6.5 Conditional Statements

Functions are a way to organize and control the flow of execution (e.g., what lines of code get run in what order). In R, as in other languages, we have one other way of controlling program flow, and that is by specifying different instructions that can be run based on a different set of conditions. Conditional statements allow us to specify different chunks of code to run when given different contexts, which is often valuable within functions.

In an abstract sense, an conditional statement is saying:

IF something is true
  do some lines of code
OTHERWISE
  do some other lines of code

In R, we write these conditional statements using the keywords if and else and the following syntax:

if(condition){
  # lines of code to run if condition is TRUE
} else {
  # lines of code to run if condition is FALSE
}

(Note that the the else needs to be on the same line as the closing } of the if block. It is also possible to omit the else and its block).

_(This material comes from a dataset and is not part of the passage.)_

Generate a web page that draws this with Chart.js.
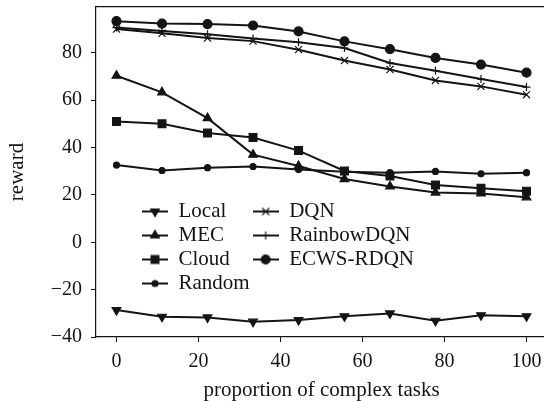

The condition can be any variable or expression that resolves to a logical value (TRUE or FALSE). Thus both of the below conditional statements are valid:

porridge.temp <- 115  # in degrees F
if(porridge.temp > 120) {
  print("This porridge is too hot!")
}

too.cold <- porridge.temp < 70
if(too.cold) {  # a logical value
  print("This porridge is too cold!")
}

Note, we can extend the set of conditions evaluated using an else if statement. For example:

# Function to determine if you should eat porridge
FoodTempTest <- function(temp) {
  if(temp > 120) {
    status <- "This porridge is too hot!"
  } else if(temp < 70) {
    status <- "This porridge is too cold!"
  } else {
    status <- "This porridge is just right!"
  }
  return(status)
}
# Use funciton on different temperatures
FoodTempTest(119)  # "This porridge is just right!"
FoodTempTest(60)   # "This porridge is too cold!"
FoodTempTest(150)  # "This porridge is too hot!"